◼ Letters to the editor - Times Standard
Regarding Uri Driscoll's recent column on equestrian restrictions, I support the notion that horses belong on local trails and in nature (where vehicles don't). I frequently walk on Little River State Beach and love seeing the horses and riders there. I celebrate the restrictions on vehicle use in that area over the past year or so. After witnessing crazed drivers doing donuts and whizzing past at breakneck speeds too close for comfort while sullying up the seabreeze with fumes, I'm relieved not just for myself, other hikers, dogs, horses (even the occasional cat on a leash!), but also for the much more vulnerable wildlife eking out a living in that coastal zone.
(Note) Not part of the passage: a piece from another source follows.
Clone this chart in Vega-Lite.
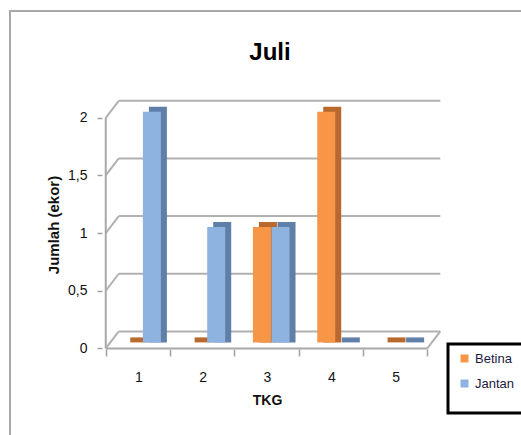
{
  "$schema": "https://vega.github.io/schema/vega-lite/v6.json",
  "autosize": "none",
  "width": 514,
  "height": 427,
  "padding": {"left": 10, "top": 11, "right": -3, "bottom": -3},
  "background": "#ffffff",
  "config": {
    "font": "Liberation Sans, sans-serif",
    "view": {"stroke": "#a8a8a8", "strokeWidth": 2}
  },
  "title": {
    "text": "Juli",
    "fontSize": 24,
    "fontWeight": "bold",
    "color": "#000000",
    "anchor": "middle",
    "frame": "group",
    "baseline": "alphabetic",
    "offset": -73,
    "dx": 3
  },
  "datasets": {
    "tkg": [
      {"TKG": 1, "jenis": "Betina", "jumlah": 0},
      {"TKG": 1, "jenis": "Jantan", "jumlah": 2},
      {"TKG": 2, "jenis": "Betina", "jumlah": 0},
      {"TKG": 2, "jenis": "Jantan", "jumlah": 1},
      {"TKG": 3, "jenis": "Betina", "jumlah": 1},
      {"TKG": 3, "jenis": "Jantan", "jumlah": 1},
      {"TKG": 4, "jenis": "Betina", "jumlah": 2},
      {"TKG": 4, "jenis": "Jantan", "jumlah": 0},
      {"TKG": 5, "jenis": "Betina", "jumlah": 0},
      {"TKG": 5, "jenis": "Jantan", "jumlah": 0}
    ],
    "grid": [{"v": 0}, {"v": 0.5}, {"v": 1}, {"v": 1.5}, {"v": 2}],
    "frame": [{"id": 1}]
  },
  "layer": [
    {
      "data": {"name": "grid"},
      "mark": {"type": "rule", "color": "#b0b0b0", "strokeWidth": 2, "xOffset": 13, "x2Offset": 13, "yOffset": -17, "y2Offset": -17},
      "encoding": {
        "x": {
          "datum": 0.5,
          "type": "quantitative",
          "scale": {"domain": [-0.911, 6.926], "nice": false, "zero": false},
          "axis": {
            "values": [0.5, 1.5, 2.5, 3.5, 4.5, 5.5],
            "labelExpr": "datum.value < 5 ? format(datum.value + 0.5, 'd') : ''",
            "labelOffset": 32.6,
            "offset": -89,
            "domain": false,
            "grid": false,
            "ticks": true,
            "tickSize": 7,
            "tickColor": "#a0a0a0",
            "tickWidth": 1.5,
            "labelPadding": 14,
            "labelFontSize": 14,
            "labelColor": "#111111",
            "labelOverlap": false,
            "labelFlush": false,
            "title": "TKG",
            "titleFontSize": 14,
            "titleFontWeight": "bold",
            "titleColor": "#111111",
            "titlePadding": 9
          }
        },
        "x2": {"datum": 5.5},
        "y": {
          "field": "v",
          "type": "quantitative",
          "scale": {"domain": [-0.777, 2.926], "nice": false, "zero": false},
          "axis": {
            "values": [0, 0.5, 1, 1.5, 2],
            "labelExpr": "replace(format(datum.value, '~g'), '.', ',')",
            "offset": -92,
            "domain": false,
            "grid": false,
            "ticks": true,
            "tickSize": 5,
            "tickColor": "#a0a0a0",
            "tickWidth": 1.5,
            "labelPadding": 10,
            "labelFontSize": 14,
            "labelColor": "#111111",
            "labelOverlap": false,
            "labelFlush": false,
            "title": "Jumlah (ekor)",
            "titleFontSize": 15,
            "titleFontWeight": "bold",
            "titleColor": "#111111",
            "titlePadding": 6
          }
        }
      }
    },
    {
      "data": {"name": "grid"},
      "mark": {"type": "rule", "color": "#b0b0b0", "strokeWidth": 2, "x2Offset": 13, "y2Offset": -17},
      "encoding": {
        "x": {"datum": 0.5, "type": "quantitative", "scale": {"domain": [-0.911, 6.926], "nice": false, "zero": false}},
        "x2": {"datum": 0.5},
        "y": {"field": "v", "type": "quantitative", "scale": {"domain": [-0.777, 2.926], "nice": false, "zero": false}},
        "y2": {"field": "v"}
      }
    },
    {
      "data": {"name": "frame"},
      "mark": {"type": "rule", "color": "#a8a8a8", "strokeWidth": 2},
      "encoding": {
        "x": {"datum": 0.5, "type": "quantitative", "scale": {"domain": [-0.911, 6.926], "nice": false, "zero": false}},
        "y": {"datum": 0, "type": "quantitative", "scale": {"domain": [-0.777, 2.926], "nice": false, "zero": false}},
        "y2": {"datum": 2}
      }
    },
    {
      "data": {"name": "frame"},
      "mark": {"type": "rule", "color": "#a8a8a8", "strokeWidth": 2},
      "encoding": {
        "x": {"datum": 0.5, "type": "quantitative", "scale": {"domain": [-0.911, 6.926], "nice": false, "zero": false}},
        "x2": {"datum": 5.5},
        "y": {"datum": 0, "type": "quantitative", "scale": {"domain": [-0.777, 2.926], "nice": false, "zero": false}}
      }
    },
    {
      "data": {"name": "frame"},
      "mark": {"type": "rule", "color": "#b0b0b0", "strokeWidth": 2, "x2Offset": 13, "y2Offset": -17},
      "encoding": {
        "x": {"datum": 5.5, "type": "quantitative", "scale": {"domain": [-0.911, 6.926], "nice": false, "zero": false}},
        "x2": {"datum": 5.5},
        "y": {"datum": 0, "type": "quantitative", "scale": {"domain": [-0.777, 2.926], "nice": false, "zero": false}},
        "y2": {"datum": 0}
      }
    },
    {
      "data": {"name": "tkg"},
      "transform": [{"filter": "datum.jenis === 'Betina'"}],
      "mark": {"type": "bar", "width": 18, "color": "#b86a2e", "xOffset": 1.4, "yOffset": -11, "y2Offset": -6},
      "encoding": {
        "x": {"field": "TKG", "type": "quantitative", "scale": {"domain": [-0.911, 6.926], "nice": false, "zero": false}},
        "y": {"field": "jumlah", "type": "quantitative", "scale": {"domain": [-0.777, 2.926], "nice": false, "zero": false}},
        "y2": {"datum": 0}
      }
    },
    {
      "data": {"name": "tkg"},
      "transform": [{"filter": "datum.jenis === 'Jantan'"}],
      "mark": {"type": "bar", "width": 18, "color": "#5f7fa8", "xOffset": 20, "yOffset": -11, "y2Offset": -6},
      "encoding": {
        "x": {"field": "TKG", "type": "quantitative", "scale": {"domain": [-0.911, 6.926], "nice": false, "zero": false}},
        "y": {"field": "jumlah", "type": "quantitative", "scale": {"domain": [-0.777, 2.926], "nice": false, "zero": false}},
        "y2": {"datum": 0}
      }
    },
    {
      "data": {"name": "tkg"},
      "transform": [{"filter": "datum.jenis === 'Betina'"}],
      "mark": {"type": "bar", "width": 18, "xOffset": -4.6, "yOffset": -6, "y2Offset": -6},
      "encoding": {
        "x": {"field": "TKG", "type": "quantitative", "scale": {"domain": [-0.911, 6.926], "nice": false, "zero": false}},
        "y": {"field": "jumlah", "type": "quantitative", "scale": {"domain": [-0.777, 2.926], "nice": false, "zero": false}},
        "y2": {"datum": 0},
        "color": {
          "field": "jenis",
          "type": "nominal",
          "scale": {"domain": ["Betina", "Jantan"], "range": ["#f79646", "#8fb3e0"]},
          "legend": {
            "orient": "none",
            "legendX": 438,
            "legendY": 333,
            "title": "\u00a0\u00a0\u00a0\u00a0\u00a0\u00a0\u00a0\u00a0\u00a0\u00a0\u00a0\u00a0\u00a0\u00a0\u00a0\u00a0\u00a0\u00a0\u00a0\u00a0\u00a0\u00a0\u00a0\u00a0\u00a0\u00a0\u00a0\u00a0\u00a0\u00a0\u00a0\u00a0\u00a0\u00a0\u00a0",
            "titleOrient": "bottom",
            "titleFontSize": 8,
            "titlePadding": 6,
            "strokeColor": "#000000",
            "fillColor": "#ffffff",
            "padding": 8,
            "symbolType": "square",
            "symbolSize": 64,
            "symbolStrokeWidth": 0,
            "symbolOffset": 2,
            "labelOffset": 4,
            "labelFontSize": 13,
            "labelColor": "#1a1a40",
            "rowPadding": 11,
            "encode": {"legend": {"update": {"strokeWidth": {"value": 3}}}}
          }
        }
      }
    },
    {
      "data": {"name": "tkg"},
      "transform": [{"filter": "datum.jenis === 'Jantan'"}],
      "mark": {"type": "bar", "width": 18, "xOffset": 14, "yOffset": -6, "y2Offset": -6},
      "encoding": {
        "x": {"field": "TKG", "type": "quantitative", "scale": {"domain": [-0.911, 6.926], "nice": false, "zero": false}},
        "y": {"field": "jumlah", "type": "quantitative", "scale": {"domain": [-0.777, 2.926], "nice": false, "zero": false}},
        "y2": {"datum": 0},
        "color": {
          "field": "jenis",
          "type": "nominal",
          "scale": {"domain": ["Betina", "Jantan"], "range": ["#f79646", "#8fb3e0"]},
          "legend": {
            "orient": "none",
            "legendX": 438,
            "legendY": 333,
            "title": "\u00a0\u00a0\u00a0\u00a0\u00a0\u00a0\u00a0\u00a0\u00a0\u00a0\u00a0\u00a0\u00a0\u00a0\u00a0\u00a0\u00a0\u00a0\u00a0\u00a0\u00a0\u00a0\u00a0\u00a0\u00a0\u00a0\u00a0\u00a0\u00a0\u00a0\u00a0\u00a0\u00a0\u00a0\u00a0",
            "titleOrient": "bottom",
            "titleFontSize": 8,
            "titlePadding": 6,
            "strokeColor": "#000000",
            "fillColor": "#ffffff",
            "padding": 8,
            "symbolType": "square",
            "symbolSize": 64,
            "symbolStrokeWidth": 0,
            "symbolOffset": 2,
            "labelOffset": 4,
            "labelFontSize": 13,
            "labelColor": "#1a1a40",
            "rowPadding": 11,
            "encode": {"legend": {"update": {"strokeWidth": {"value": 3}}}}
          }
        }
      }
    }
  ]
}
One of the more touching sights I've ever seen on the beach happened just last weekend and recalled Driscoll's anecdote. You may have noticed how far the tide's been out lately. It makes for a large space for human and hoof prints to remain in the wet sand. At the waveslope near the parking entrance, I saw a string of, oh, maybe a dozen perfectly round prints in which about that many plovers were resting. A few were playing musical chairs with the last two remaining prints, sparring to claim the sheltered spot. The rest seemed to be, one plover to a hoofprint, greatly enjoying the shelter and view of the waves.
Seems to me the plovers (not to mention this human witness) much more benefited than suffered by the presence of horses on the beach!